==== MATERIAL PROVIDED ====

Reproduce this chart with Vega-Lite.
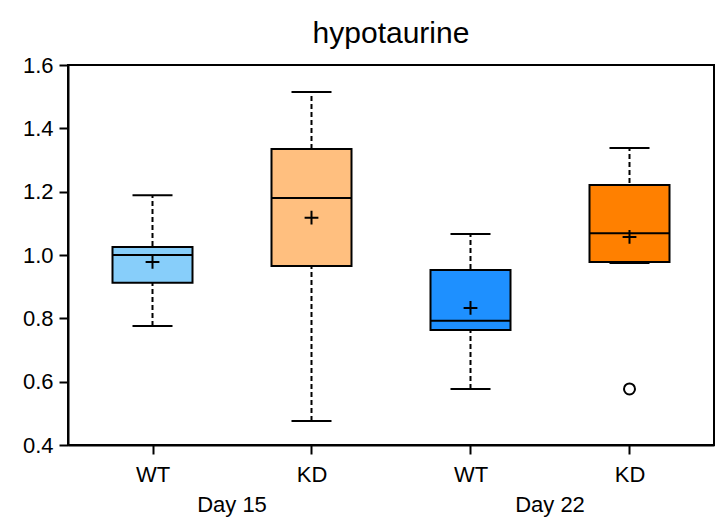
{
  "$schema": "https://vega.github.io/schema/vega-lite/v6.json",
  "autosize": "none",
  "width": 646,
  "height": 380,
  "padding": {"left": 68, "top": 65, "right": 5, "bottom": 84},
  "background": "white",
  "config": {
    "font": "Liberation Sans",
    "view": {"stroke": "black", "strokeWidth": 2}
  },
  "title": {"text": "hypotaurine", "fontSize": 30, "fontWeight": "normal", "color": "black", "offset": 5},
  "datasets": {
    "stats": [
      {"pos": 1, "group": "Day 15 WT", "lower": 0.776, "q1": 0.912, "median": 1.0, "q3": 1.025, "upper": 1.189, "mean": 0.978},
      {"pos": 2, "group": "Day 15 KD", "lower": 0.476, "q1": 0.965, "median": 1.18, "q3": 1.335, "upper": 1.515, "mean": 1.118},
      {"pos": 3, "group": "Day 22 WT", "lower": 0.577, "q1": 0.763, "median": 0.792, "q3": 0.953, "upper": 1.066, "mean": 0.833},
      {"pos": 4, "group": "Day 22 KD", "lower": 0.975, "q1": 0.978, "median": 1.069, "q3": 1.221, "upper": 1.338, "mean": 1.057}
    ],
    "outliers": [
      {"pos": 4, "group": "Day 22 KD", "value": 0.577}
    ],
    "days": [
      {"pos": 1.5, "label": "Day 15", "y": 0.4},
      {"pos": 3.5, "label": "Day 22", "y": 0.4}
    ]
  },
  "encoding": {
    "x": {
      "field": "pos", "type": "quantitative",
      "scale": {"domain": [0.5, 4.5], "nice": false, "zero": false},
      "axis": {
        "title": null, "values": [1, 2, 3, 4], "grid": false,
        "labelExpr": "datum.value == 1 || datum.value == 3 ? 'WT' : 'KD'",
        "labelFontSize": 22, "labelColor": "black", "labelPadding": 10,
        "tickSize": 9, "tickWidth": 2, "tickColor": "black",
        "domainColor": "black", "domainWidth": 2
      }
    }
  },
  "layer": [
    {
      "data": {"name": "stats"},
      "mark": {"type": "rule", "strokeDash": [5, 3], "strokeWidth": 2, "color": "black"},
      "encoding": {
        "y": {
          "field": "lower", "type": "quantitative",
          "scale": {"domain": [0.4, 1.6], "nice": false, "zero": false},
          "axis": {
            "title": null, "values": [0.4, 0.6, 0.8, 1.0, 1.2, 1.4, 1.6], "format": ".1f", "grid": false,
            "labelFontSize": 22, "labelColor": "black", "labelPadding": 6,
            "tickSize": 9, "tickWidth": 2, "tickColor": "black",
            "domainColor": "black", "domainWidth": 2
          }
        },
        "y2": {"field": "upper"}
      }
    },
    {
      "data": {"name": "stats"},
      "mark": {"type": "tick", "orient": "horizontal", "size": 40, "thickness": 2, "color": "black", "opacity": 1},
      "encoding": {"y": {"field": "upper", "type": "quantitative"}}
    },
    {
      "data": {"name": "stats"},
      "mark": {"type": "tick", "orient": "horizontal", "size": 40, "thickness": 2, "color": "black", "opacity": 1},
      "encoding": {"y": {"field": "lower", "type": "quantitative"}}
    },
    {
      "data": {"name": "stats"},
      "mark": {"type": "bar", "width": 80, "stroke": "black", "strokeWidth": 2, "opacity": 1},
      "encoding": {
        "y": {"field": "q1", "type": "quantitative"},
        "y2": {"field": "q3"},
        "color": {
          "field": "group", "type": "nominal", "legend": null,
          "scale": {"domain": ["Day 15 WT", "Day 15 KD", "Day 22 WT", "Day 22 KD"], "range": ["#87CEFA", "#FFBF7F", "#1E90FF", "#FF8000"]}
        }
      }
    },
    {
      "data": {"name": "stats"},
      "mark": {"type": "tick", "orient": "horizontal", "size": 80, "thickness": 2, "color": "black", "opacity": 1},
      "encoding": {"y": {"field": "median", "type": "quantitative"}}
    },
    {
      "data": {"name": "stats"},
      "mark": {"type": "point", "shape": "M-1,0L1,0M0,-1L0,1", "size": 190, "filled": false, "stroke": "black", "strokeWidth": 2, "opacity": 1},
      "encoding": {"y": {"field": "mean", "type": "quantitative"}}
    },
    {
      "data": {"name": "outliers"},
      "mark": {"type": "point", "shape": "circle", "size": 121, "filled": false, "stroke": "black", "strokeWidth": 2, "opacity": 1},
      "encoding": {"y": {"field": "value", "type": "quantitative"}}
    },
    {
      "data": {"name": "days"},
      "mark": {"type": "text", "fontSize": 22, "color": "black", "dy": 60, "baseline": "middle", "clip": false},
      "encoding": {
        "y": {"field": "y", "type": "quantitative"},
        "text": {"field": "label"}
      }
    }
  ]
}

====

__WORK TO BE COMPLETED__.
Copy out all of the data word for word. Do not carry over any picture.

__SOLUTION TO THIS TASK__.
Reproduce this chart with Vega-Lite.
{
  "$schema": "https://vega.github.io/schema/vega-lite/v6.json",
  "autosize": "none",
  "width": 646,
  "height": 380,
  "padding": {"left": 68, "top": 65, "right": 5, "bottom": 84},
  "background": "white",
  "config": {
    "font": "Liberation Sans",
    "view": {"stroke": "black", "strokeWidth": 2}
  },
  "title": {"text": "hypotaurine", "fontSize": 30, "fontWeight": "normal", "color": "black", "offset": 5},
  "datasets": {
    "stats": [
      {"pos": 1, "group": "Day 15 WT", "lower": 0.776, "q1": 0.912, "median": 1.0, "q3": 1.025, "upper": 1.189, "mean": 0.978},
      {"pos": 2, "group": "Day 15 KD", "lower": 0.476, "q1": 0.965, "median": 1.18, "q3": 1.335, "upper": 1.515, "mean": 1.118},
      {"pos": 3, "group": "Day 22 WT", "lower": 0.577, "q1": 0.763, "median": 0.792, "q3": 0.953, "upper": 1.066, "mean": 0.833},
      {"pos": 4, "group": "Day 22 KD", "lower": 0.975, "q1": 0.978, "median": 1.069, "q3": 1.221, "upper": 1.338, "mean": 1.057}
    ],
    "outliers": [
      {"pos": 4, "group": "Day 22 KD", "value": 0.577}
    ],
    "days": [
      {"pos": 1.5, "label": "Day 15", "y": 0.4},
      {"pos": 3.5, "label": "Day 22", "y": 0.4}
    ]
  },
  "encoding": {
    "x": {
      "field": "pos", "type": "quantitative",
      "scale": {"domain": [0.5, 4.5], "nice": false, "zero": false},
      "axis": {
        "title": null, "values": [1, 2, 3, 4], "grid": false,
        "labelExpr": "datum.value == 1 || datum.value == 3 ? 'WT' : 'KD'",
        "labelFontSize": 22, "labelColor": "black", "labelPadding": 10,
        "tickSize": 9, "tickWidth": 2, "tickColor": "black",
        "domainColor": "black", "domainWidth": 2
      }
    }
  },
  "layer": [
    {
      "data": {"name": "stats"},
      "mark": {"type": "rule", "strokeDash": [5, 3], "strokeWidth": 2, "color": "black"},
      "encoding": {
        "y": {
          "field": "lower", "type": "quantitative",
          "scale": {"domain": [0.4, 1.6], "nice": false, "zero": false},
          "axis": {
            "title": null, "values": [0.4, 0.6, 0.8, 1.0, 1.2, 1.4, 1.6], "format": ".1f", "grid": false,
            "labelFontSize": 22, "labelColor": "black", "labelPadding": 6,
            "tickSize": 9, "tickWidth": 2, "tickColor": "black",
            "domainColor": "black", "domainWidth": 2
          }
        },
        "y2": {"field": "upper"}
      }
    },
    {
      "data": {"name": "stats"},
      "mark": {"type": "tick", "orient": "horizontal", "size": 40, "thickness": 2, "color": "black", "opacity": 1},
      "encoding": {"y": {"field": "upper", "type": "quantitative"}}
    },
    {
      "data": {"name": "stats"},
      "mark": {"type": "tick", "orient": "horizontal", "size": 40, "thickness": 2, "color": "black", "opacity": 1},
      "encoding": {"y": {"field": "lower", "type": "quantitative"}}
    },
    {
      "data": {"name": "stats"},
      "mark": {"type": "bar", "width": 80, "stroke": "black", "strokeWidth": 2, "opacity": 1},
      "encoding": {
        "y": {"field": "q1", "type": "quantitative"},
        "y2": {"field": "q3"},
        "color": {
          "field": "group", "type": "nominal", "legend": null,
          "scale": {"domain": ["Day 15 WT", "Day 15 KD", "Day 22 WT", "Day 22 KD"], "range": ["#87CEFA", "#FFBF7F", "#1E90FF", "#FF8000"]}
        }
      }
    },
    {
      "data": {"name": "stats"},
      "mark": {"type": "tick", "orient": "horizontal", "size": 80, "thickness": 2, "color": "black", "opacity": 1},
      "encoding": {"y": {"field": "median", "type": "quantitative"}}
    },
    {
      "data": {"name": "stats"},
      "mark": {"type": "point", "shape": "M-1,0L1,0M0,-1L0,1", "size": 190, "filled": false, "stroke": "black", "strokeWidth": 2, "opacity": 1},
      "encoding": {"y": {"field": "mean", "type": "quantitative"}}
    },
    {
      "data": {"name": "outliers"},
      "mark": {"type": "point", "shape": "circle", "size": 121, "filled": false, "stroke": "black", "strokeWidth": 2, "opacity": 1},
      "encoding": {"y": {"field": "value", "type": "quantitative"}}
    },
    {
      "data": {"name": "days"},
      "mark": {"type": "text", "fontSize": 22, "color": "black", "dy": 60, "baseline": "middle", "clip": false},
      "encoding": {
        "y": {"field": "y", "type": "quantitative"},
        "text": {"field": "label"}
      }
    }
  ]
}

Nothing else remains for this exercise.